No, if I had to choose a book that wowed me with its ambition that would be Lionel Shriver's The Mandibles:  2029-2047, a chilling, compelling dystopia.  If you ever wondered what the USA would be like should its economy go the way of Venezuela, this book will tell you.  I found it so compelling that when I returned, I wanted to see what others had said.  When looking up reviews, I came across  this podcast where Shriver talks about writing it--a great podcast.

Some have criticized this book for its ponderous talk about economics and theory and modern life, and maybe it's the company I keep, but I didn't find the dialogue unbelievable.  I liked that the book was so thoroughly grounded in economic theories all along the spectrum.

I've always thought that novels set in the future or with supernatural elements tell us more about our current fears than about what we really think might happen--and this book certainly does.  Along the way we get interesting insights about life as we are currently living it too.

And so, to close, some quotes from the book:

"She dreaded Kurt's eviction.  When she first took in a tenant, she hadn't considered that, for landlords with a conscience, renting was closer to foster than commerce.  She couldn't bear kicking someone out who had no place to go" (pp. 163-164).

“Late in the day, she appreciated the miracle of civilization, whereby people paraded sacks of grocery, or jingled keys to a car, and were not immediately set upon.”

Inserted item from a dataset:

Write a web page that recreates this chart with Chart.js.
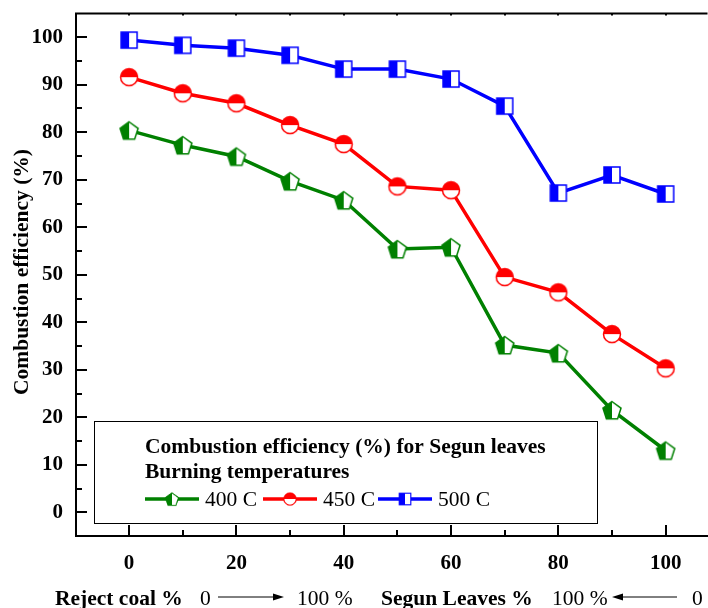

"Across the nation, Americans' mental and physical health had vastly improved.  Hardly anyone was fat.  Allergies were rare, and these days if people did mention they avoided gluten, a piece of bread would probably kill them.  Eating disorders like anorexia and bulimia had disappeared.  Should a friend say he was depressed, something sad had happened.  After a cascade of terrors on a life-and-death scale, nobody had the energy to be afraid of spiders or confined spaces or leaving the house" (p. 333).